Yes. Life is more vital than bloodless theorizing, and at the same time not as rich as it appears when taken at face value. The only way this can be reconciled is to remember that 3D life is not a thing of itself, but is, so to speak, suspended between non-3D forces beneath and above it. Thus, “vast impersonal forces,” and any attempt to understand life without balancing its extremes of true drama and not-so-real reality is going to fail to some extent. Bloodless from one point of view is insightful from another; realistic from one point of view is deluded by appearances, from another.

This is a function of art, isn’t it? To include as much as possible while being unable to include everything.

Everybody specializes, and not merely “everybody in 3D.” (If you can remember that 3D and non-3D are part of the same reality, statements such as this will become superfluous.)

I am tempted to go into my usual generalizing. I’d say religion tends to concentrate on the 3D-suspended-among-other-forces end, and detective stories, say, concentrate on 3D drama seen as if fully real.

Many such dichotomies might be drawn, all somewhat accurate, none particularly enlightening. What is most helpful is whatever is most useful, meaning whatever is most able to be applied to a person’s daily challenges.

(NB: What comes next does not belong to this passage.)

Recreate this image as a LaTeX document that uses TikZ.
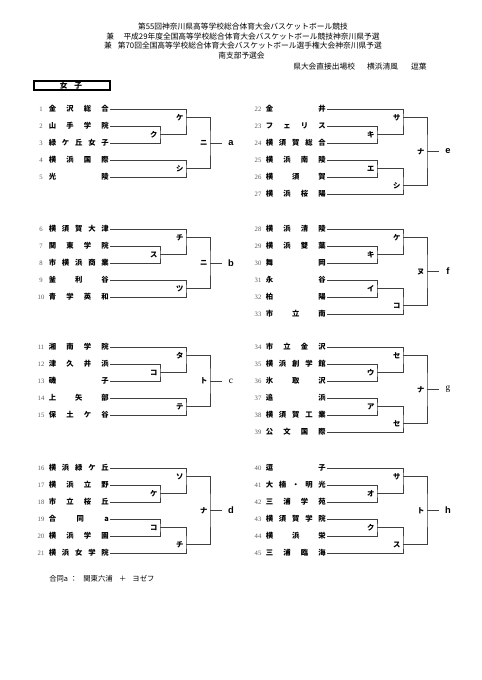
\documentclass[tikz,border=0pt]{standalone}
\usepackage{fontspec}
\setmainfont{Liberation Serif}
\newfontfamily\jp{Noto Sans CJK JP}
\newfontfamily\lat{Liberation Sans}
\tikzset{
  brk/.style={draw=black!75, line width=0.7pt},
  nmst/.style={inner sep=0pt, font=\jp\bfseries\fontsize{5.5pt}{6pt}\selectfont, text height=4.84pt, text depth=0.66pt},
  numst/.style={inner sep=0pt, font=\fontsize{5pt}{6pt}\selectfont, text=black!65, text height=3.4pt, text depth=0pt},
  labst/.style={inner sep=0pt, anchor=east, xshift=-1.8pt, font=\jp\bfseries\fontsize{5.5pt}{6pt}\selectfont, text height=4.84pt, text depth=0.66pt},
  letst/.style={inner sep=0pt, font=\lat\bfseries\fontsize{7pt}{8pt}\selectfont},
  hdr/.style={inner sep=0pt, font=\jp\fontsize{5.8pt}{6.5pt}\selectfont, text height=5.1pt, text depth=0.7pt},
  boxst/.style={draw=black, line width=0.8pt},
}
\newcommand\entry[5]{%
  \node[numst] (u#1) at ({#2+41},{#3}) {#4};
  \node[nmst, anchor=west] (n#1) at ({#2+48.5},{#3}) {\makebox[45pt][s]{#5}};
}
\newcommand\SixB[9]{%
  \coordinate (#1s0) at ({#2+110},{#3});
  \coordinate (#1s1) at ({#2+110},{#3+17});
  \coordinate (#1s2) at ({#2+110},{#3+34});
  \coordinate (#1s3) at ({#2+110},{#3+51});
  \coordinate (#1s4) at ({#2+110},{#3+68});
  \coordinate (#1s5) at ({#2+110},{#3+85});
  \coordinate (#1p1) at ({#2+160},{#3+25.5});
  \coordinate (#1p2) at ({#2+160},{#3+59.5});
  \coordinate (#1q1) at ({#2+186},{#3+8.5});
  \coordinate (#1q2) at ({#2+186},{#3+76.5});
  \coordinate (#1f) at ({#2+210},{#3+42.5});
  \coordinate (#1e) at ({#2+222},{#3+42.5});
  \draw[brk] (#1s1) -| (#1p1) |- (#1s2);
  \draw[brk] (#1s3) -| (#1p2) |- (#1s4);
  \draw[brk] (#1s0) -| (#1q1) |- (#1p1);
  \draw[brk] (#1s5) -| (#1q2) |- (#1p2);
  \draw[brk] (#1q1) -| (#1f) |- (#1q2);
  \draw[brk] (#1f) -- (#1e);
  \node[labst] (#1l1) at (#1q1) {#4};
  \node[labst] (#1l2) at (#1p1) {#5};
  \node[labst] (#1l3) at (#1p2) {#6};
  \node[labst] (#1l4) at (#1q2) {#7};
  \node[labst] (#1l5) at (#1f) {#8};
  \node[letst] (#1w) at ({#2+231},{#3+42.5}) {#9};
}
\newcommand\FiveB[7]{%
  \coordinate (#1s0) at (110,{#2});
  \coordinate (#1s1) at (110,{#2+17});
  \coordinate (#1s2) at (110,{#2+34});
  \coordinate (#1s3) at (110,{#2+51});
  \coordinate (#1s4) at (110,{#2+68});
  \coordinate (#1p1) at (160,{#2+25.5});
  \coordinate (#1q1) at (186,{#2+8.5});
  \coordinate (#1q2) at (186,{#2+59.5});
  \coordinate (#1f) at (210,{#2+34});
  \coordinate (#1e) at (222,{#2+34});
  \draw[brk] (#1s1) -| (#1p1) |- (#1s2);
  \draw[brk] (#1s0) -| (#1q1) |- (#1p1);
  \draw[brk] (#1s3) -| (#1q2) |- (#1s4);
  \draw[brk] (#1q1) -| (#1f) |- (#1q2);
  \draw[brk] (#1f) -- (#1e);
  \node[labst] (#1l1) at (#1q1) {#3};
  \node[labst] (#1l2) at (#1p1) {#4};
  \node[labst] (#1l3) at (#1q2) {#5};
  \node[labst] (#1l4) at (#1f) {#6};
  \node[letst] (#1w) at (231,{#2+34}) {#7};
}
\begin{document}
\begin{tikzpicture}[x=0.75pt,y=-0.75pt]
\fill[white] (0,0) rectangle (481,680);
\useasboundingbox (0,0) rectangle (481,680);
% header
\node[hdr] (h1) at (243,27) {第55回神奈川県高等学校総合体育大会バスケットボール競技};
\node[hdr] (h2) at (243,37) {兼\hspace{7pt}平成29年度全国高等学校総合体育大会バスケットボール競技神奈川県予選};
\node[hdr] (h3) at (243,46) {兼\hspace{4.5pt}第70回全国高等学校総合体育大会バスケットボール選手権大会神奈川県予選};
\node[hdr] (h4) at (241.5,56) {南支部予選会};
\node[hdr, anchor=west] (h5) at (293,67) {県大会直接出場校\hspace{9pt}横浜清風\hspace{9.75pt}逗葉};
\draw[boxst] (34,81) rectangle (110,90);
\node[hdr, font=\jp\bfseries\fontsize{5.8pt}{6.5pt}\selectfont] (gx) at (71,85.5) {女\hspace{5pt}子};
% left column
\entry{1}{0}{109}{1}{金\hfill 沢\hfill 総\hfill 合}
\entry{2}{0}{126}{2}{山\hfill 手\hfill 学\hfill 院}
\entry{3}{0}{143}{3}{緑\hfill ケ\hfill 丘\hfill 女\hfill 子}
\entry{4}{0}{160}{4}{横\hfill 浜\hfill 国\hfill 際}
\entry{5}{0}{177}{5}{光\hfill 陵}
\FiveB{A}{109}{ケ}{ク}{シ}{ニ}{a}
\entry{6}{0}{229}{6}{横\hfill 須\hfill 賀\hfill 大\hfill 津}
\entry{7}{0}{246}{7}{関\hfill 東\hfill 学\hfill 院}
\entry{8}{0}{263}{8}{市\hfill 横\hfill 浜\hfill 商\hfill 業}
\entry{9}{0}{280}{9}{釜\hfill 利\hfill 谷}
\entry{10}{0}{297}{10}{青\hfill 学\hfill 英\hfill 和}
\FiveB{B}{229}{チ}{ス}{ツ}{ニ}{b}
\entry{11}{0}{347}{11}{湘\hfill 南\hfill 学\hfill 院}
\entry{12}{0}{364}{12}{津\hfill 久\hfill 井\hfill 浜}
\entry{13}{0}{381}{13}{磯\hfill 子}
\entry{14}{0}{398}{14}{上\hfill 矢\hfill 部}
\entry{15}{0}{415}{15}{保\hfill 土\hfill ケ\hfill 谷}
\FiveB{C}{347}{タ}{コ}{テ}{ト}{\rmfamily\mdseries c}
\entry{16}{0}{468}{16}{横\hfill 浜\hfill 緑\hfill ケ\hfill 丘}
\entry{17}{0}{485}{17}{横\hfill 浜\hfill 立\hfill 野}
\entry{18}{0}{502}{18}{市\hfill 立\hfill 桜\hfill 丘}
\entry{19}{0}{519}{19}{合\hfill 同\hfill a}
\entry{20}{0}{536}{20}{横\hfill 浜\hfill 学\hfill 園}
\entry{21}{0}{553}{21}{横\hfill 浜\hfill 女\hfill 学\hfill 院}
\SixB{D}{0}{468}{ソ}{ケ}{コ}{チ}{ナ}{d}
% right column
\entry{22}{217}{109}{22}{金\hfill 井}
\entry{23}{217}{126}{23}{フ\hfill ェ\hfill リ\hfill ス}
\entry{24}{217}{143}{24}{横\hfill 須\hfill 賀\hfill 総\hfill 合}
\entry{25}{217}{160}{25}{横\hfill 浜\hfill 南\hfill 陵}
\entry{26}{217}{177}{26}{横\hfill 須\hfill 賀}
\entry{27}{217}{194}{27}{横\hfill 浜\hfill 桜\hfill 陽}
\SixB{E}{217}{109}{サ}{キ}{エ}{シ}{ナ}{e}
\entry{28}{217}{229}{28}{横\hfill 浜\hfill 清\hfill 陵}
\entry{29}{217}{246}{29}{横\hfill 浜\hfill 雙\hfill 葉}
\entry{30}{217}{263}{30}{舞\hfill 岡}
\entry{31}{217}{280}{31}{永\hfill 谷}
\entry{32}{217}{297}{32}{柏\hfill 陽}
\entry{33}{217}{314}{33}{市\hfill 立\hfill 南}
\SixB{F}{217}{229}{ケ}{キ}{イ}{コ}{ヌ}{f}
\entry{34}{217}{347}{34}{市\hfill 立\hfill 金\hfill 沢}
\entry{35}{217}{364}{35}{横\hfill 浜\hfill 創\hfill 学\hfill 館}
\entry{36}{217}{381}{36}{氷\hfill 取\hfill 沢}
\entry{37}{217}{398}{37}{追\hfill 浜}
\entry{38}{217}{415}{38}{横\hfill 須\hfill 賀\hfill 工\hfill 業}
\entry{39}{217}{432}{39}{公\hfill 文\hfill 国\hfill 際}
\SixB{G}{217}{347}{セ}{ウ}{ア}{セ}{ナ}{\rmfamily\mdseries g}
\entry{40}{217}{468}{40}{逗\hfill 子}
\entry{41}{217}{485}{41}{大\hfill 楠\hfill ・\hfill 明\hfill 光}
\entry{42}{217}{502}{42}{三\hfill 浦\hfill 学\hfill 苑}
\entry{43}{217}{519}{43}{横\hfill 須\hfill 賀\hfill 学\hfill 院}
\entry{44}{217}{536}{44}{横\hfill 浜\hfill 栄}
\entry{45}{217}{553}{45}{三\hfill 浦\hfill 臨\hfill 海}
\SixB{H}{217}{468}{サ}{オ}{ク}{ス}{ト}{h}
% footnote
\node[hdr, anchor=west, font=\jp\fontsize{5.5pt}{6pt}\selectfont, text height=4.84pt, text depth=0.66pt] (fn) at (49,579) {合同a\hspace{1.5pt}：\hspace{4.5pt}関東六浦\hspace{4.8pt}＋\hspace{4.5pt}ヨゼフ};
\end{tikzpicture}
\end{document}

Surely that is different for everybody, and different at different times.

Of course – and neither you nor they can know what is going to be the bell-metal and what is going to be the “clunk,” at any given time. But your, and their, non-3D awareness is not restricted to one time-and-place locale, so it will get you, and them, to where you all need to be.

And that is enough for the moment. No need for a full session; this brief discussion contains enough food for thought.